RECORDED DATA:
[START]

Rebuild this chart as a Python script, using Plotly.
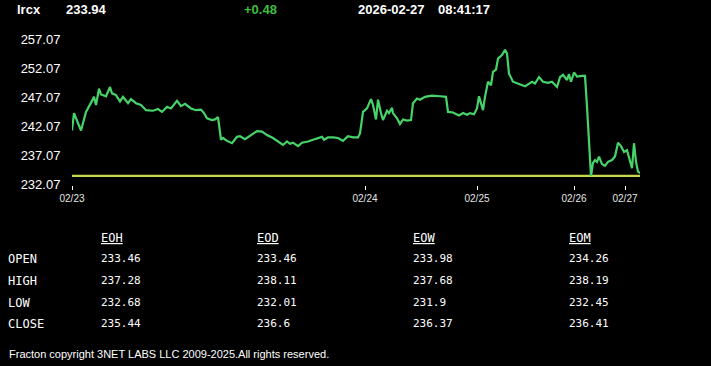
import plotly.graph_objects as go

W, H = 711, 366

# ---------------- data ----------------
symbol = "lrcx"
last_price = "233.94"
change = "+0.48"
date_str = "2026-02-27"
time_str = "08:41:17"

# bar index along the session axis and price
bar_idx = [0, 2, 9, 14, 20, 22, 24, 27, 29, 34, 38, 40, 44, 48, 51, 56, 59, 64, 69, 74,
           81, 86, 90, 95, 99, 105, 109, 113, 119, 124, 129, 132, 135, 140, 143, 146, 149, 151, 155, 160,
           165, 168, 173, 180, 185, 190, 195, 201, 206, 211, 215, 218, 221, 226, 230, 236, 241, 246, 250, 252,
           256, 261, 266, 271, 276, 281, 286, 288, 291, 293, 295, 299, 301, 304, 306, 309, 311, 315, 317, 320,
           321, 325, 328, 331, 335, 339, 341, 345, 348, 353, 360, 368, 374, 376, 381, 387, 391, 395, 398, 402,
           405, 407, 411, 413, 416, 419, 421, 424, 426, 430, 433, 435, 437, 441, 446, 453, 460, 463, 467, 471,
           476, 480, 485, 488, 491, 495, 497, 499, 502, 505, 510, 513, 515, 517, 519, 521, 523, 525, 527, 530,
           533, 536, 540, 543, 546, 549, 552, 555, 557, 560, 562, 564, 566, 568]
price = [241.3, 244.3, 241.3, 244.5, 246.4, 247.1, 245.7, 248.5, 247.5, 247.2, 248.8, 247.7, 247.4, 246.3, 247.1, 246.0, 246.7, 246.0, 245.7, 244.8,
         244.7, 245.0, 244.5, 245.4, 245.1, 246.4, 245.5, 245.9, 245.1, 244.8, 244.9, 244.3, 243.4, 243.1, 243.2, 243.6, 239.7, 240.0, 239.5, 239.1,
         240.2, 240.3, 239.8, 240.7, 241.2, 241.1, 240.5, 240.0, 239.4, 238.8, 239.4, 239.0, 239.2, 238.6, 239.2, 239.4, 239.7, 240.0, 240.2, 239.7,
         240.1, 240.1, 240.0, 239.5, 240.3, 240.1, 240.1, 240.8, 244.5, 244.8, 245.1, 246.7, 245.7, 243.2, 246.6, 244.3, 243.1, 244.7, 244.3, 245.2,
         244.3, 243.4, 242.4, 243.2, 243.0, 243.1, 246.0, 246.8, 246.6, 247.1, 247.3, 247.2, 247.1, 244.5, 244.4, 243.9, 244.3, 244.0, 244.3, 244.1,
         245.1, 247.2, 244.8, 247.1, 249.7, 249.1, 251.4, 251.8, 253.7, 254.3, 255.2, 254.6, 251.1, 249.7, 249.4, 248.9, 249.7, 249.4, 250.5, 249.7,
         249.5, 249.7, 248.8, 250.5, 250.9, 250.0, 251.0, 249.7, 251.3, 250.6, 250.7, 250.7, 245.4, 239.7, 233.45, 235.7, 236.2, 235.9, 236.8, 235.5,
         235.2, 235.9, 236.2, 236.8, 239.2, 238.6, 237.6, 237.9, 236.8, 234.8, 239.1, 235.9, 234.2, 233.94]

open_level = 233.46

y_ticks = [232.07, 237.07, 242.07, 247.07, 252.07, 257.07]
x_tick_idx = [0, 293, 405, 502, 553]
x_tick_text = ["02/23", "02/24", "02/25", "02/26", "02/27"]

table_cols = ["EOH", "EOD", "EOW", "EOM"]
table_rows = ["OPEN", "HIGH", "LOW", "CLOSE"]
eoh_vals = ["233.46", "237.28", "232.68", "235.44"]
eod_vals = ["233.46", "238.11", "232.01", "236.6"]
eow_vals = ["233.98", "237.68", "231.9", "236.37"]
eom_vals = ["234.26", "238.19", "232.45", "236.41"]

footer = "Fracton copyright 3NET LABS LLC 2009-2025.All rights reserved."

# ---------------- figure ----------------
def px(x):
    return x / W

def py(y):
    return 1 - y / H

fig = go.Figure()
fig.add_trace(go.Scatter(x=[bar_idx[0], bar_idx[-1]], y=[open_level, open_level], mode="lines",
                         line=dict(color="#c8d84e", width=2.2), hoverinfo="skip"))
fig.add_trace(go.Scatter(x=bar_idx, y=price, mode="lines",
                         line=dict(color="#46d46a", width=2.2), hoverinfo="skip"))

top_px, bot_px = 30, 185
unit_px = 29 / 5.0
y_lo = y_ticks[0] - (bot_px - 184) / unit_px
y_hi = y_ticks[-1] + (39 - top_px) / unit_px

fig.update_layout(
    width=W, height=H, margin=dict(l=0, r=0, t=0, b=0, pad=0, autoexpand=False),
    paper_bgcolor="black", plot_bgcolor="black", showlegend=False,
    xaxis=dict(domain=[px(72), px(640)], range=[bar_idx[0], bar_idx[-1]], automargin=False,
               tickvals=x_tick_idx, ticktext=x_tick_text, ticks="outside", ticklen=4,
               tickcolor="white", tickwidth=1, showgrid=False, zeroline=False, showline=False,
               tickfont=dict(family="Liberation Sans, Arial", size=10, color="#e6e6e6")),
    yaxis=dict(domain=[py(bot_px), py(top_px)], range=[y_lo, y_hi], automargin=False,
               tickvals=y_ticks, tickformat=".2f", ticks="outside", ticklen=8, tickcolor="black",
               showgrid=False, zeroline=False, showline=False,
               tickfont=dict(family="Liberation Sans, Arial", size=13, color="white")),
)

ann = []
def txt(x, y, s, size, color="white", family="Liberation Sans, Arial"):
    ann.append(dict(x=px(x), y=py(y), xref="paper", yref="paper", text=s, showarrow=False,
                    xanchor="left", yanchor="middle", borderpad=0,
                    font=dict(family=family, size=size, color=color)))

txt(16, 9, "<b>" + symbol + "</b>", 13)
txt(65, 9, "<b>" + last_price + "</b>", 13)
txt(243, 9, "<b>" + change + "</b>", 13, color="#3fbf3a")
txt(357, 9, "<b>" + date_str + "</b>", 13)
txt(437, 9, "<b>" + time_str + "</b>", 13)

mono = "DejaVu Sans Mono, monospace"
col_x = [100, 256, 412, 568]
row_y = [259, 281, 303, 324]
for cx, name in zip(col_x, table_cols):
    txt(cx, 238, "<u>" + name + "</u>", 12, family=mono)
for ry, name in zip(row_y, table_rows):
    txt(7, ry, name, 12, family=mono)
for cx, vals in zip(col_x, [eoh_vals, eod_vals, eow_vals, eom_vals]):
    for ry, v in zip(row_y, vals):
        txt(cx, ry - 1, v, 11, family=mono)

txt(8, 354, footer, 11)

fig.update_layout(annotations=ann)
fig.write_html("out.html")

[END]

REQUEST:
Restate the full listing verbatim and drop every picture.

SOLVED PROBLEM:
Rebuild this chart as a Python script, using Plotly.
import plotly.graph_objects as go

W, H = 711, 366

# ---------------- data ----------------
symbol = "lrcx"
last_price = "233.94"
change = "+0.48"
date_str = "2026-02-27"
time_str = "08:41:17"

# bar index along the session axis and price
bar_idx = [0, 2, 9, 14, 20, 22, 24, 27, 29, 34, 38, 40, 44, 48, 51, 56, 59, 64, 69, 74,
           81, 86, 90, 95, 99, 105, 109, 113, 119, 124, 129, 132, 135, 140, 143, 146, 149, 151, 155, 160,
           165, 168, 173, 180, 185, 190, 195, 201, 206, 211, 215, 218, 221, 226, 230, 236, 241, 246, 250, 252,
           256, 261, 266, 271, 276, 281, 286, 288, 291, 293, 295, 299, 301, 304, 306, 309, 311, 315, 317, 320,
           321, 325, 328, 331, 335, 339, 341, 345, 348, 353, 360, 368, 374, 376, 381, 387, 391, 395, 398, 402,
           405, 407, 411, 413, 416, 419, 421, 424, 426, 430, 433, 435, 437, 441, 446, 453, 460, 463, 467, 471,
           476, 480, 485, 488, 491, 495, 497, 499, 502, 505, 510, 513, 515, 517, 519, 521, 523, 525, 527, 530,
           533, 536, 540, 543, 546, 549, 552, 555, 557, 560, 562, 564, 566, 568]
price = [241.3, 244.3, 241.3, 244.5, 246.4, 247.1, 245.7, 248.5, 247.5, 247.2, 248.8, 247.7, 247.4, 246.3, 247.1, 246.0, 246.7, 246.0, 245.7, 244.8,
         244.7, 245.0, 244.5, 245.4, 245.1, 246.4, 245.5, 245.9, 245.1, 244.8, 244.9, 244.3, 243.4, 243.1, 243.2, 243.6, 239.7, 240.0, 239.5, 239.1,
         240.2, 240.3, 239.8, 240.7, 241.2, 241.1, 240.5, 240.0, 239.4, 238.8, 239.4, 239.0, 239.2, 238.6, 239.2, 239.4, 239.7, 240.0, 240.2, 239.7,
         240.1, 240.1, 240.0, 239.5, 240.3, 240.1, 240.1, 240.8, 244.5, 244.8, 245.1, 246.7, 245.7, 243.2, 246.6, 244.3, 243.1, 244.7, 244.3, 245.2,
         244.3, 243.4, 242.4, 243.2, 243.0, 243.1, 246.0, 246.8, 246.6, 247.1, 247.3, 247.2, 247.1, 244.5, 244.4, 243.9, 244.3, 244.0, 244.3, 244.1,
         245.1, 247.2, 244.8, 247.1, 249.7, 249.1, 251.4, 251.8, 253.7, 254.3, 255.2, 254.6, 251.1, 249.7, 249.4, 248.9, 249.7, 249.4, 250.5, 249.7,
         249.5, 249.7, 248.8, 250.5, 250.9, 250.0, 251.0, 249.7, 251.3, 250.6, 250.7, 250.7, 245.4, 239.7, 233.45, 235.7, 236.2, 235.9, 236.8, 235.5,
         235.2, 235.9, 236.2, 236.8, 239.2, 238.6, 237.6, 237.9, 236.8, 234.8, 239.1, 235.9, 234.2, 233.94]

open_level = 233.46

y_ticks = [232.07, 237.07, 242.07, 247.07, 252.07, 257.07]
x_tick_idx = [0, 293, 405, 502, 553]
x_tick_text = ["02/23", "02/24", "02/25", "02/26", "02/27"]

table_cols = ["EOH", "EOD", "EOW", "EOM"]
table_rows = ["OPEN", "HIGH", "LOW", "CLOSE"]
eoh_vals = ["233.46", "237.28", "232.68", "235.44"]
eod_vals = ["233.46", "238.11", "232.01", "236.6"]
eow_vals = ["233.98", "237.68", "231.9", "236.37"]
eom_vals = ["234.26", "238.19", "232.45", "236.41"]

footer = "Fracton copyright 3NET LABS LLC 2009-2025.All rights reserved."

# ---------------- figure ----------------
def px(x):
    return x / W

def py(y):
    return 1 - y / H

fig = go.Figure()
fig.add_trace(go.Scatter(x=[bar_idx[0], bar_idx[-1]], y=[open_level, open_level], mode="lines",
                         line=dict(color="#c8d84e", width=2.2), hoverinfo="skip"))
fig.add_trace(go.Scatter(x=bar_idx, y=price, mode="lines",
                         line=dict(color="#46d46a", width=2.2), hoverinfo="skip"))

top_px, bot_px = 30, 185
unit_px = 29 / 5.0
y_lo = y_ticks[0] - (bot_px - 184) / unit_px
y_hi = y_ticks[-1] + (39 - top_px) / unit_px

fig.update_layout(
    width=W, height=H, margin=dict(l=0, r=0, t=0, b=0, pad=0, autoexpand=False),
    paper_bgcolor="black", plot_bgcolor="black", showlegend=False,
    xaxis=dict(domain=[px(72), px(640)], range=[bar_idx[0], bar_idx[-1]], automargin=False,
               tickvals=x_tick_idx, ticktext=x_tick_text, ticks="outside", ticklen=4,
               tickcolor="white", tickwidth=1, showgrid=False, zeroline=False, showline=False,
               tickfont=dict(family="Liberation Sans, Arial", size=10, color="#e6e6e6")),
    yaxis=dict(domain=[py(bot_px), py(top_px)], range=[y_lo, y_hi], automargin=False,
               tickvals=y_ticks, tickformat=".2f", ticks="outside", ticklen=8, tickcolor="black",
               showgrid=False, zeroline=False, showline=False,
               tickfont=dict(family="Liberation Sans, Arial", size=13, color="white")),
)

ann = []
def txt(x, y, s, size, color="white", family="Liberation Sans, Arial"):
    ann.append(dict(x=px(x), y=py(y), xref="paper", yref="paper", text=s, showarrow=False,
                    xanchor="left", yanchor="middle", borderpad=0,
                    font=dict(family=family, size=size, color=color)))

txt(16, 9, "<b>" + symbol + "</b>", 13)
txt(65, 9, "<b>" + last_price + "</b>", 13)
txt(243, 9, "<b>" + change + "</b>", 13, color="#3fbf3a")
txt(357, 9, "<b>" + date_str + "</b>", 13)
txt(437, 9, "<b>" + time_str + "</b>", 13)

mono = "DejaVu Sans Mono, monospace"
col_x = [100, 256, 412, 568]
row_y = [259, 281, 303, 324]
for cx, name in zip(col_x, table_cols):
    txt(cx, 238, "<u>" + name + "</u>", 12, family=mono)
for ry, name in zip(row_y, table_rows):
    txt(7, ry, name, 12, family=mono)
for cx, vals in zip(col_x, [eoh_vals, eod_vals, eow_vals, eom_vals]):
    for ry, v in zip(row_y, vals):
        txt(cx, ry - 1, v, 11, family=mono)

txt(8, 354, footer, 11)

fig.update_layout(annotations=ann)
fig.write_html("out.html")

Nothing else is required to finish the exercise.